UIs and APIs simplify the world and isolate us from complex realities. That’s their job; it’s how they make it possible for us to accomplish what we set out to do.

That’s all fine for websites and fancy dinners, but what about our direct experiences of the world? Surely those offer us the real scoop about what is out there, don’t they? Philosophers call the idea that our senses give us reliable information about the world naïve realism. Naïve might seem pejorative, but it just means something that is taken for granted by someone who doesn’t know any better.

Surely there is no experience of the world more direct, immediate, and reliable than sight. Seeing is believing, right? Yet the interfaces between the world and our perceptions are legion.
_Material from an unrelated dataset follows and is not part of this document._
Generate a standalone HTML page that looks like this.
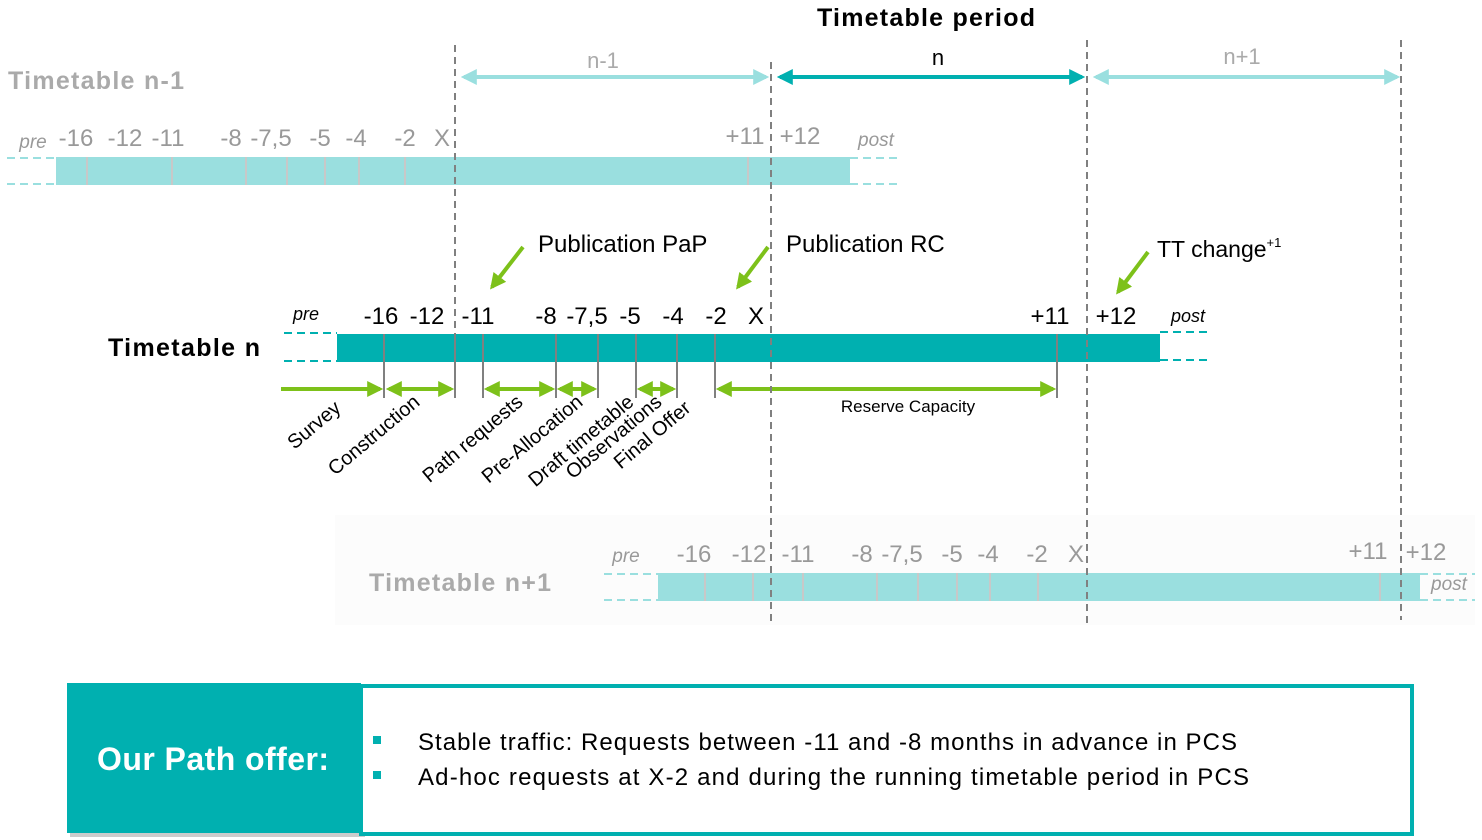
<!DOCTYPE html>
<html><head><meta charset="utf-8"><style>html,body{margin:0;padding:0;background:#fff}svg{display:block}text{font-family:"Liberation Sans",sans-serif}</style></head><body>
<svg width="1482" height="840" viewBox="0 0 1482 840" xmlns="http://www.w3.org/2000/svg">
<defs>
<marker id="ga" markerWidth="4" markerHeight="4" refX="3.2" refY="2" orient="auto-start-reverse" markerUnits="strokeWidth"><path d="M0,0 L4,2 L0,4 z" fill="#7dc11a"/></marker>
<marker id="la" markerWidth="4" markerHeight="4" refX="3.2" refY="2" orient="auto-start-reverse" markerUnits="strokeWidth"><path d="M0,0 L4,2 L0,4 z" fill="#9adfdf"/></marker>
<marker id="da" markerWidth="4" markerHeight="4" refX="3.2" refY="2" orient="auto-start-reverse" markerUnits="strokeWidth"><path d="M0,0 L4,2 L0,4 z" fill="#00b0b0"/></marker>
</defs>
<rect x="335" y="515" width="1140" height="110" fill="#fcfcfc"/>
<text x="926" y="26" font-size="25" font-weight="bold" text-anchor="middle" textLength="218">Timetable period</text>
<line x1="464" y1="77" x2="766" y2="77" stroke="#9adfdf" stroke-width="4" marker-start="url(#la)" marker-end="url(#la)"/>
<line x1="780" y1="77" x2="1082" y2="77" stroke="#00b0b0" stroke-width="4" marker-start="url(#da)" marker-end="url(#da)"/>
<line x1="1096" y1="77" x2="1397" y2="77" stroke="#9adfdf" stroke-width="4" marker-start="url(#la)" marker-end="url(#la)"/>
<text x="603" y="68" font-size="22" fill="#aaa" text-anchor="middle">n-1</text>
<text x="938" y="65" font-size="22" text-anchor="middle">n</text>
<text x="1242" y="64" font-size="22" fill="#aaa" text-anchor="middle">n+1</text>
<text x="8" y="89" font-size="25" font-weight="bold" fill="#aaa" textLength="176">Timetable n-1</text>
<rect x="56" y="157" width="794" height="28" fill="#9adfdf"/>
<g stroke="#c8c8c8" stroke-width="2"><line x1="87" y1="157" x2="87" y2="185"/><line x1="172" y1="157" x2="172" y2="185"/><line x1="246" y1="157" x2="246" y2="185"/><line x1="287" y1="157" x2="287" y2="185"/><line x1="325" y1="157" x2="325" y2="185"/><line x1="359" y1="157" x2="359" y2="185"/><line x1="405" y1="157" x2="405" y2="185"/><line x1="748" y1="157" x2="748" y2="185"/></g>
<g stroke="#9adfdf" stroke-width="2" stroke-dasharray="8,5"><line x1="7" y1="158" x2="56" y2="158"/><line x1="7" y1="184" x2="56" y2="184"/><line x1="850" y1="158" x2="900" y2="158"/><line x1="850" y1="184" x2="900" y2="184"/></g>
<g font-size="24" fill="#999" text-anchor="middle"><text x="76" y="146">-16</text><text x="125" y="146">-12</text><text x="168" y="146">-11</text><text x="231" y="146">-8</text><text x="271" y="146">-7,5</text><text x="320" y="146">-5</text><text x="356" y="146">-4</text><text x="405" y="146">-2</text><text x="442" y="146">X</text><text x="745" y="144">+11</text><text x="800" y="144">+12</text></g>
<text x="33" y="148" font-size="19" font-style="italic" fill="#999" text-anchor="middle">pre</text>
<text x="876" y="146" font-size="19" font-style="italic" fill="#999" text-anchor="middle">post</text>
<text x="108" y="356" font-size="25" font-weight="bold" textLength="152">Timetable n</text>
<rect x="337" y="334" width="823" height="28" fill="#00b0b0"/>
<g stroke="#00b0b0" stroke-width="2" stroke-dasharray="8,5"><line x1="284" y1="333" x2="337" y2="333"/><line x1="284" y1="361" x2="337" y2="361"/><line x1="1160" y1="332" x2="1212" y2="332"/><line x1="1160" y1="360" x2="1212" y2="360"/></g>
<g stroke="#808080" stroke-width="2"><line x1="384" y1="334" x2="384" y2="398"/><line x1="455" y1="334" x2="455" y2="398"/><line x1="483" y1="334" x2="483" y2="398"/><line x1="556" y1="334" x2="556" y2="398"/><line x1="598" y1="334" x2="598" y2="398"/><line x1="636" y1="334" x2="636" y2="398"/><line x1="677" y1="334" x2="677" y2="398"/><line x1="715" y1="334" x2="715" y2="398"/><line x1="1057" y1="334" x2="1057" y2="398"/></g>
<g font-size="24" text-anchor="middle"><text x="381" y="324">-16</text><text x="427" y="324">-12</text><text x="478" y="324">-11</text><text x="546" y="324">-8</text><text x="587" y="324">-7,5</text><text x="630" y="324">-5</text><text x="673" y="324">-4</text><text x="716" y="324">-2</text><text x="756" y="324">X</text><text x="1050" y="324">+11</text><text x="1116" y="324">+12</text></g>
<text x="306" y="320" font-size="18" font-style="italic" text-anchor="middle">pre</text>
<text x="1188" y="322" font-size="18" font-style="italic" text-anchor="middle">post</text>
<g stroke="#7dc11a" stroke-width="4">
<line x1="281" y1="389" x2="380" y2="389" marker-end="url(#ga)"/>
<line x1="389" y1="389" x2="451" y2="389" marker-start="url(#ga)" marker-end="url(#ga)"/>
<line x1="487" y1="389" x2="552" y2="389" marker-start="url(#ga)" marker-end="url(#ga)"/>
<line x1="560" y1="389" x2="594" y2="389" marker-start="url(#ga)" marker-end="url(#ga)"/>
<line x1="640" y1="389" x2="673" y2="389" marker-start="url(#ga)" marker-end="url(#ga)"/>
<line x1="719" y1="389" x2="1053" y2="389" marker-start="url(#ga)" marker-end="url(#ga)"/>
<line x1="523" y1="247" x2="492" y2="287" marker-end="url(#ga)"/>
<line x1="768" y1="247" x2="738" y2="287" marker-end="url(#ga)"/>
<line x1="1148" y1="252" x2="1118" y2="292" marker-end="url(#ga)"/>
</g>
<text x="908" y="412" font-size="17" text-anchor="middle">Reserve Capacity</text>
<g font-size="20" text-anchor="end">
<text transform="translate(342,410) rotate(-40)">Survey</text>
<text transform="translate(421,404) rotate(-40)">Construction</text>
<text transform="translate(524,404) rotate(-40)">Path requests</text>
<text transform="translate(584,404) rotate(-40)">Pre-Allocation</text>
<text transform="translate(635,404) rotate(-40)">Draft timetable</text>
<text transform="translate(663,404) rotate(-40)">Observations</text>
<text transform="translate(692,410) rotate(-40)">Final Offer</text>
</g>
<text x="538" y="252" font-size="24">Publication PaP</text>
<text x="786" y="252" font-size="24">Publication RC</text>
<text x="1157" y="257" font-size="23">TT change<tspan font-size="13" dy="-10">+1</tspan></text>
<text x="369" y="591" font-size="25" font-weight="bold" fill="#aaa" textLength="182">Timetable n+1</text>
<rect x="658" y="573" width="762" height="28" fill="#9adfdf"/>
<g stroke="#c8c8c8" stroke-width="2"><line x1="705" y1="573" x2="705" y2="601"/><line x1="753" y1="573" x2="753" y2="601"/><line x1="803" y1="573" x2="803" y2="601"/><line x1="877" y1="573" x2="877" y2="601"/><line x1="918" y1="573" x2="918" y2="601"/><line x1="957" y1="573" x2="957" y2="601"/><line x1="990" y1="573" x2="990" y2="601"/><line x1="1038" y1="573" x2="1038" y2="601"/><line x1="1380" y1="573" x2="1380" y2="601"/></g>
<g stroke="#9adfdf" stroke-width="2" stroke-dasharray="8,5"><line x1="604" y1="574" x2="658" y2="574"/><line x1="604" y1="600" x2="658" y2="600"/><line x1="1420" y1="574" x2="1475" y2="574"/><line x1="1420" y1="600" x2="1475" y2="600"/></g>
<g font-size="24" fill="#999" text-anchor="middle"><text x="694" y="562">-16</text><text x="749" y="562">-12</text><text x="798" y="562">-11</text><text x="862" y="562">-8</text><text x="902" y="562">-7,5</text><text x="952" y="562">-5</text><text x="988" y="562">-4</text><text x="1037" y="562">-2</text><text x="1076" y="562">X</text><text x="1368" y="559">+11</text><text x="1426" y="560">+12</text></g>
<text x="626" y="562" font-size="19" font-style="italic" fill="#999" text-anchor="middle">pre</text>
<text x="1449" y="590" font-size="19" font-style="italic" fill="#999" text-anchor="middle">post</text>
<g stroke="#808080" stroke-width="2" stroke-dasharray="7,5">
<line x1="455" y1="45" x2="455" y2="398"/>
<line x1="771" y1="62" x2="771" y2="625"/>
<line x1="1087" y1="40" x2="1087" y2="625"/>
<line x1="1401" y1="40" x2="1401" y2="620"/>
</g>
<rect x="70" y="687" width="295" height="150" fill="#ccc"/>
<rect x="67" y="683" width="294" height="150" fill="#00b0b0"/>
<rect x="361" y="686" width="1051" height="148" fill="#fff" stroke="#00b0b0" stroke-width="4"/>
<text x="213" y="770" font-size="32" font-weight="bold" fill="#fff" text-anchor="middle" textLength="232">Our Path offer:</text>
<rect x="373" y="736" width="8" height="8" fill="#00b0b0"/>
<rect x="373" y="771" width="8" height="8" fill="#00b0b0"/>
<text x="418" y="750" font-size="24" textLength="819">Stable traffic: Requests between -11 and -8 months in advance in PCS</text>
<text x="418" y="785" font-size="24" textLength="831">Ad-hoc requests at X-2 and during the running timetable period in PCS</text>
</svg>
</body></html>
An optical interface converts information about the direction in which electromagnetic radiation is traveling into locations on the retina. (Of course, the properties of that radiation are only indirectly related to the properties of the objects from which it is emitted and off of which it reflects.) Next, an electro-optical interface turns information about the intensity and spectrum of light into electrochemical impulses. Those are further processed in the retina before being sent down the optic nerve. Deep in the brain, those signals reach structures that are really more chefs than waiters.

You call it seafood gumbo, but look at the recipe and you might discover that not much of what is in the bowl ever lived in the ocean. Likewise, deep in our brains, signals from the optic nerve are combined with signals coming from many other sources. Only about 5 percent of the signals that affect what we see comes from the eyes. Most of that information comes from the visual cortex itself; what you see depends far more on your own expectations and prior experiences than it does on anything coming from your eyes.

Once that witch’s brew has been stirred, the chef hands it off to another API, which carries it to the visual cortex, where the real processing begins. How many waiters and chefs are involved in finally conveying something to us?

Face it. The notion that vision provides us with direct, true information about the world is about as naïve as it gets. Going further, just talking about “us” and the world is naïve. An inescapable but radically counterintuitive conclusion of recent neuroscience is that our very perception of a unified self is an illusion. It is a useful product of layers upon layers of interfaces, no more direct a window on our own fundamental nature than are our visual perceptions a direct experience of the world.

Descartes famously said, “I think, therefore I am.” But, having realized that my sense of self emerges from a tangle of chefs and waiters cooking up and carrying information around in my brain, I’m not sure what Descartes’ truism even means.